Oil prices fell on Wednesday as the intensifying Sino-US trade dispute stoked worries over demand, although a drop in US crude inventories offered some support to prices. 

The international benchmark Brent crude futures were at $58.70 a barrel down 24 cents, or 0.41 per cent, from their previous settlement and trading near seven-month lows, while the West Texas Intermediate (WTI) crude futures fell 20 cents, or 0.37 per cent, from their last close to $53.43 per barrel.

“Crude oil prices remained under pressure as investors grappled with the impact of the trade conflict,” ANZ bank said in a note. 

Brent prices have plunged more than 9 per cent in the past week after US President Donald Trump said he would slam a 10 per cent tariff on a further $300 billion in Chinese imports starting on September 1, sending global equity markets into a tailspin. 

But Trump on Tuesday dismissed fears the trade row with China could be drawn out.

Meanwhile, Saudi Arabia Energy Minister Khalid Al-Falih and US Energy Secretary Rick Perry on Tuesday said both sides expressed concern over threats targeting freedom of maritime traffic in the Arabian Gulf as they met in Washington.

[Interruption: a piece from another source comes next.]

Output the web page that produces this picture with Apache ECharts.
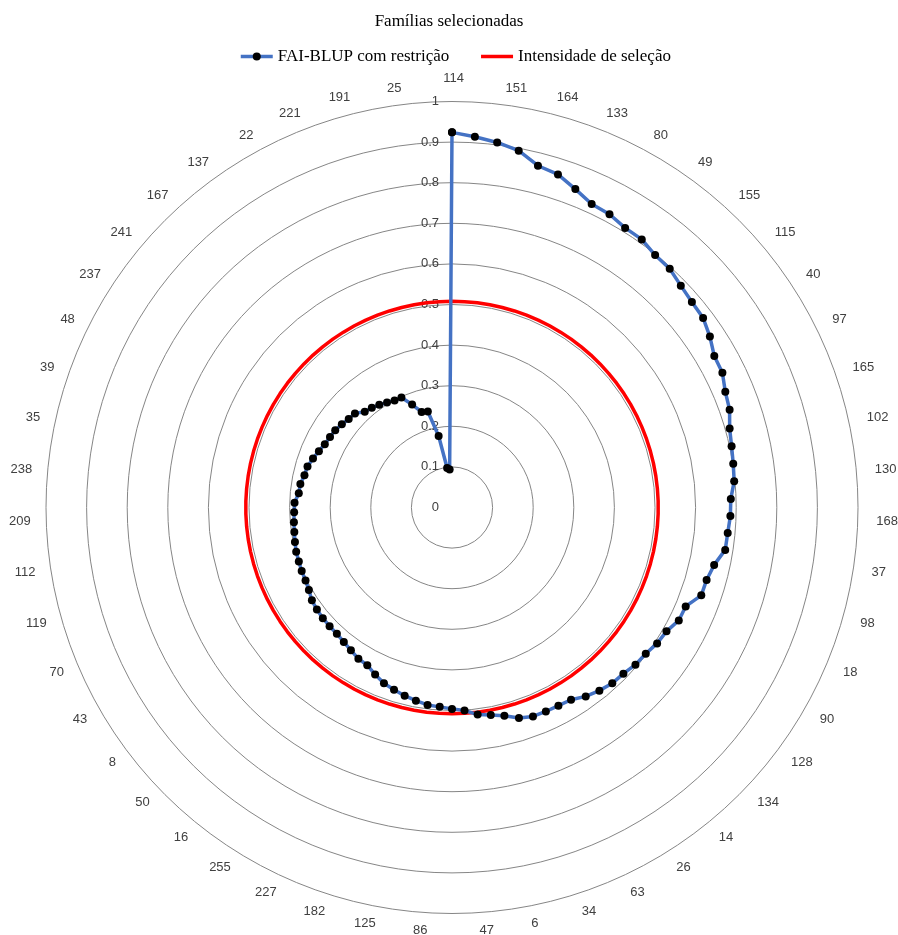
<!DOCTYPE html>
<html>
<head>
<meta charset="utf-8">
<title>Famílias selecionadas</title>
<script src="https://cdn.jsdelivr.net/npm/echarts@6/dist/echarts.min.js"></script>
<style>
  html, body { margin: 0; padding: 0; background: #ffffff; }
  #chart { width: 898px; height: 935px; }
</style>
</head>
<body>
<div id="chart"></div>
<script>
// Families printed around the ring; every other family is left unlabelled
const labelledFamilies = ['114', '151', '164', '133', '80', '49', '155', '115', '40', '97',
  '165', '102', '130', '168', '37', '98', '18', '90', '128', '134',
  '14', '26', '63', '34', '6', '47', '86', '125', '182', '227',
  '255', '16', '50', '8', '43', '70', '119', '112', '209', '238',
  '35', '39', '48', '237', '241', '167', '137', '22', '221', '191', '25'];

// FAI-BLUP index with restriction, one value per family, clockwise from the top
const faiBlup = [
  0.924, 0.915, 0.906, 0.894, 0.868, 0.861, 0.841, 0.823, 0.820, 0.810,
  0.809, 0.798, 0.796, 0.785, 0.778, 0.775, 0.762, 0.746, 0.744, 0.731,
  0.725, 0.711, 0.705, 0.701, 0.698, 0.687, 0.686, 0.682, 0.681, 0.661,
  0.652, 0.651, 0.625, 0.624, 0.610, 0.606, 0.598, 0.595, 0.588, 0.586,
  0.579, 0.570, 0.557, 0.554, 0.553, 0.552, 0.544, 0.529, 0.520, 0.514,
  0.501, 0.496, 0.492, 0.490, 0.484, 0.478, 0.471, 0.464, 0.453, 0.441,
  0.438, 0.431, 0.425, 0.421, 0.420, 0.419, 0.417, 0.414, 0.407, 0.403,
  0.402, 0.400, 0.399, 0.396, 0.393, 0.391, 0.389, 0.388, 0.379, 0.378,
  0.372, 0.370, 0.363, 0.356, 0.350, 0.347, 0.345, 0.340, 0.335, 0.333,
  0.319, 0.315, 0.310, 0.304, 0.299, 0.298, 0.272, 0.247, 0.244, 0.179,
  0.098, 0.094
];

// Selection intensity, the same for every family
const selectionIntensity = 0.508;

// Radial scale
const radialMin = 0;
const radialMax = 1;
const radialStep = 0.1;

// ---- derived structures ----
const families = faiBlup.map((_, i) => (i % 2 === 0 ? labelledFamilies[i / 2] : ''));
const n = families.length;

// Polar line points [radius, familyPosition]; position n is the full turn,
// so repeating the first value there closes the loop
function closedRing(values) {
  const pts = values.map((v, i) => [v, i]);
  pts.push([values[0], n]);
  return pts;
}
const blupPoints = closedRing(faiBlup);
const intensityPoints = closedRing(families.map(() => selectionIntensity));

// Radar indicators run counter-clockwise, so list them in reverse to label clockwise
const radarOrder = families.map((_, i) => (n - i) % n);

const CENTER = [452, 507.5];
const RADIUS = 406;
const NAME_CENTER = [453.5, 508];
const SANS = 'Liberation Sans';
const SERIF = 'Liberation Serif';
const TEXT_GREY = '#404040';

const chart = echarts.init(document.getElementById('chart'), null, { renderer: 'canvas' });

chart.setOption({
  animation: false,
  backgroundColor: '#ffffff',
  title: {
    text: 'Famílias selecionadas',
    left: 'center',
    top: 8,
    textStyle: { fontFamily: SERIF, fontSize: 17, fontWeight: 'normal', color: '#000000' }
  },
  legend: {
    top: 43,
    left: 234,
    itemWidth: 32,
    itemHeight: 10,
    itemGap: 30,
    lineStyle: { width: 3.5 },
    data: [
      { name: 'FAI-BLUP com restrição' },
      { name: 'Intensidade de seleção', itemStyle: { opacity: 0 } }
    ],
    textStyle: { fontFamily: SERIF, fontSize: 17, color: '#000000' }
  },
  polar: { center: CENTER, radius: RADIUS },
  angleAxis: {
    type: 'value',
    min: 0,
    max: n,
    startAngle: 90,
    clockwise: true,
    axisLine: { show: false },
    axisTick: { show: false },
    axisLabel: { show: false },
    splitLine: { show: false }
  },
  radiusAxis: {
    type: 'value',
    min: radialMin,
    max: radialMax,
    interval: radialStep,
    axisLine: { show: false },
    axisTick: { show: false },
    axisLabel: { margin: 13, color: TEXT_GREY, fontSize: 13, fontFamily: SANS },
    splitLine: { show: true, lineStyle: { color: '#868686', width: 1 } }
  },
  radar: {
    center: NAME_CENTER,
    radius: RADIUS,
    startAngle: 90,
    shape: 'circle',
    splitNumber: 10,
    nameGap: 17,
    indicator: radarOrder.map(i => ({ name: families[i], min: radialMin, max: radialMax })),
    axisName: { color: TEXT_GREY, fontSize: 13, fontFamily: SANS },
    axisLine: { show: false },
    axisTick: { show: false },
    axisLabel: { show: false },
    splitLine: { show: false },
    splitArea: { show: false }
  },
  series: [
    {
      name: 'Intensidade de seleção',
      type: 'line',
      coordinateSystem: 'polar',
      data: intensityPoints,
      symbol: 'none',
      clip: false,
      itemStyle: { color: '#FF0000' },
      lineStyle: { color: '#FF0000', width: 3.5 },
      silent: true,
      z: 2
    },
    {
      name: 'FAI-BLUP com restrição',
      type: 'line',
      coordinateSystem: 'polar',
      data: blupPoints,
      symbol: 'circle',
      symbolSize: 8,
      showAllSymbol: true,
      clip: false,
      itemStyle: { color: '#000000' },
      lineStyle: { color: '#4472C4', width: 3.5 },
      silent: true,
      z: 3
    }
  ]
});
</script>
</body>
</html>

Tensions in the Middle East have heightened in the wake of attacks on tankers and US drones, raising concerns over passing through the Straight of Hormuz, a key shipping artery of global oil trade.

Elsewhere, data indicating a larger-than-expected drop in US crude stocks offered some support to oil prices. 

US crude inventories fell by 3.4 million barrels in the week ended Aug.2 to 439.6 million barrels, compared with analyst expectations for a decrease of 2.8 million barrels.

Official data from the government’s Energy Information Administration, EIA, is due later on Wednesday.